Weight loss link to calories, not exercise

People looking to lose weight have been told for decades that dieting together with exercise will bring about the best results. Not so, says a new research

A new study debunks the widely held belief that diet plus exercise is the most effective way to lose weight. Researchers report that dieting alone is just as effective as dieting plus exercise.

"For weight loss to occur, an individual needs to maintain a difference between the number of calories they consume everyday and the number of calories they burn through metabolism and physical activity," Leanne Redman of the Pennington Biomedical Research Centre in Baton Rouge, Louisiana, explains in a press release.

"What we found was that it did not matter whether a reduction in calories was achieved through diet or burned everyday through exercise."

Thirty-five overweight but otherwise healthy adults - 16 men and 19 women - completed the six-month study. Twelve were assigned to a diet-only group; they reduced their calorie intake by 25 per cent. Twelve were assigned to diet plus exercise; they reduced their calorie intake by 12.5 per cent and increased their exercise by 12.5 per cent. The remaining 11 subjects made no significant diet or exercise changes.

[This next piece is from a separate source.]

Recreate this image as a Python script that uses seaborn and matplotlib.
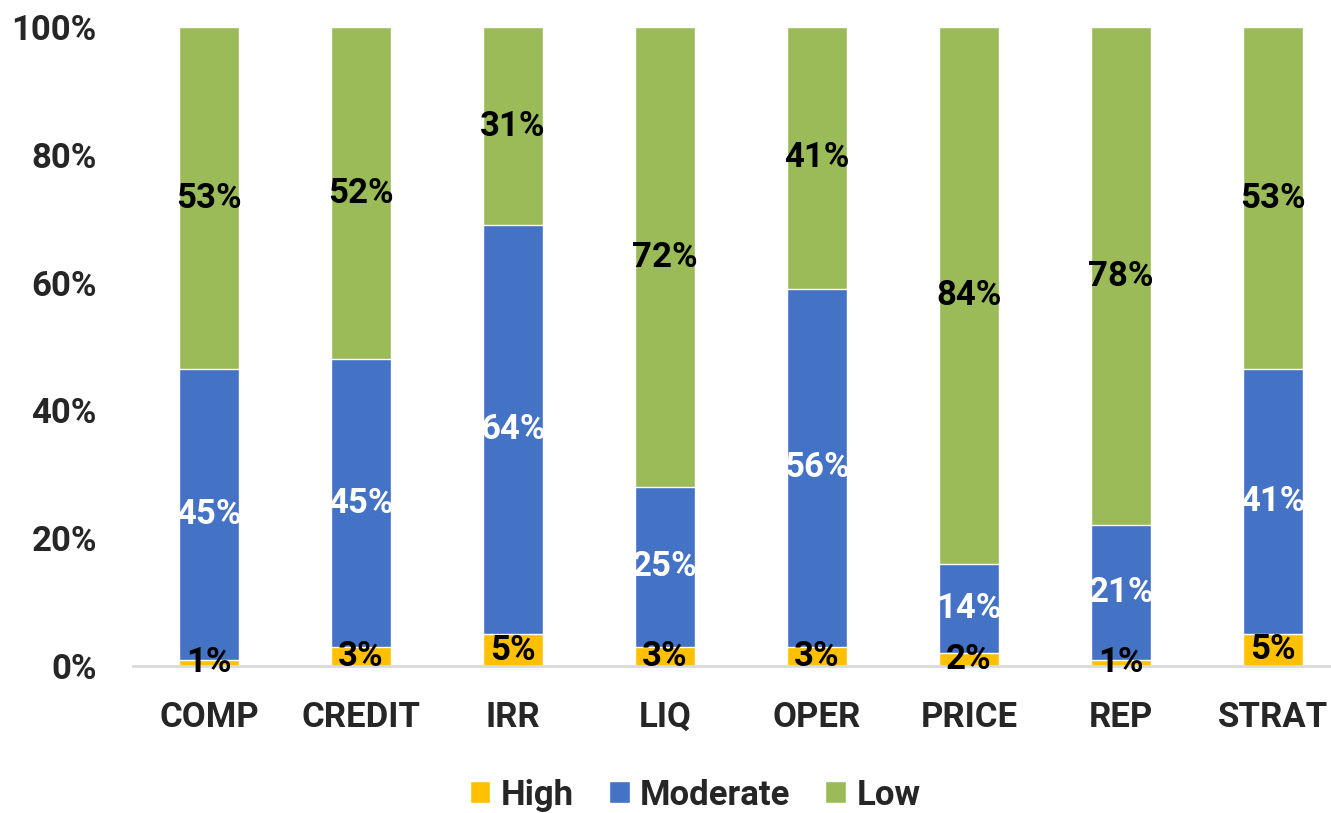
import pandas as pd
import matplotlib.pyplot as plt
import seaborn as sns
from matplotlib.patches import Patch

# --- data ---
categories = ['COMP', 'CREDIT', 'IRR', 'LIQ', 'OPER', 'PRICE', 'REP', 'STRAT']
high = [1, 3, 5, 3, 3, 2, 1, 5]
moderate = [45, 45, 64, 25, 56, 14, 21, 41]
low = [53, 52, 31, 72, 41, 84, 78, 53]

colors = {'High': '#FFC000', 'Moderate': '#4472C4', 'Low': '#9BBB59'}

df = pd.DataFrame({'Category': categories, 'High': high,
                   'Moderate': moderate, 'Low': low})
total = df[['High', 'Moderate', 'Low']].sum(axis=1)
# 100% stacked: shares of each row total
df['h_top'] = df['High'] / total
df['m_top'] = (df['High'] + df['Moderate']) / total
df['l_top'] = (df['High'] + df['Moderate'] + df['Low']) / total

sns.set_theme(style='white')
plt.rcParams['font.family'] = ['Roboto', 'DejaVu Sans']
plt.rcParams['font.weight'] = 'bold'

fig = plt.figure(figsize=(13.31, 8.13), dpi=100)
ax = fig.add_axes([133 / 1331, (813 - 666) / 813, (1349 - 133) / 1331, 639 / 813])

# overlapping cumulative bars -> stacked look
sns.barplot(data=df, x='Category', y='l_top', color=colors['Low'], width=0.4,
            saturation=1, ax=ax)
sns.barplot(data=df, x='Category', y='m_top', color=colors['Moderate'], width=0.4,
            saturation=1, ax=ax)
sns.barplot(data=df, x='Category', y='h_top', color=colors['High'], width=0.4,
            saturation=1, ax=ax)

# segment labels (raw values, centred in each segment)
fs = 25
for i in range(len(df)):
    r = df.iloc[i]
    ax.text(i, r['h_top'] / 2, f"{r['High']}%", ha='center', va='center',
            fontsize=fs, fontweight='bold', color='black')
    ax.text(i, (r['h_top'] + r['m_top']) / 2, f"{r['Moderate']}%", ha='center',
            va='center', fontsize=fs, fontweight='bold', color='white')
    ax.text(i, (r['m_top'] + r['l_top']) / 2, f"{r['Low']}%", ha='center',
            va='center', fontsize=fs, fontweight='bold', color='black')

ax.set_ylim(0, 1)
ax.set_xlim(-0.5, len(categories) - 0.5)
ax.set_yticks([0, 0.2, 0.4, 0.6, 0.8, 1.0])
ax.set_yticklabels(['0%', '20%', '40%', '60%', '80%', '100%'])
ax.set_xlabel('')
ax.set_ylabel('')
ax.tick_params(axis='y', length=0, pad=26, labelsize=fs)
ax.tick_params(axis='x', length=0, pad=25, labelsize=fs)
for lab in ax.get_xticklabels() + ax.get_yticklabels():
    lab.set_fontweight('bold')

sns.despine(ax=ax, left=True, right=True, top=True)
ax.spines['bottom'].set_color('#d9d9d9')
ax.spines['bottom'].set_linewidth(2)

handles = [Patch(facecolor=colors[k], label=k) for k in ['High', 'Moderate', 'Low']]
fig.legend(handles=handles, loc='center', ncol=3, frameon=False,
           bbox_to_anchor=(695 / 1331, 1 - 795 / 813),
           prop={'size': fs, 'weight': 'bold'},
           handlelength=0.6, handleheight=0.6, handletextpad=0.3, columnspacing=1.0)

fig.savefig('out.png', dpi=100)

Dr Redman and her colleagues found that the diet-only group and the diet plus exercise group lost roughly the same amount of weight, albeit by different means. They lost about 10 per cent of their body weight, 24 per cent of their fat mass and 27 per cent of their abdominal "visceral" fat - the deep internal fat linked to heart disease risk.

Therefore, if the goal is purely shedding kilos, diet or exercise will work, according to this study. However, as the researchers point out, regular exercise can improve aerobic fitness and lower the risk of heart disease, diabetes and certain types of cancer.

The study also found that exercise did little to tone specific areas of the body. Fat was reduced consistently across the whole body and not more in any one trouble spot.

"Our study then would indicate that weight loss cannot override the way in which any individual stores fat. Perhaps an apple will always be an apple, and a pear, a pear," Dr Redman concludes.

This suggests that people are "genetically programmed for fat storage in a particular pattern and that this programming cannot be easily overcome by weight loss," the authors note in the Journal of Clinical Endocrinology and Metabolism.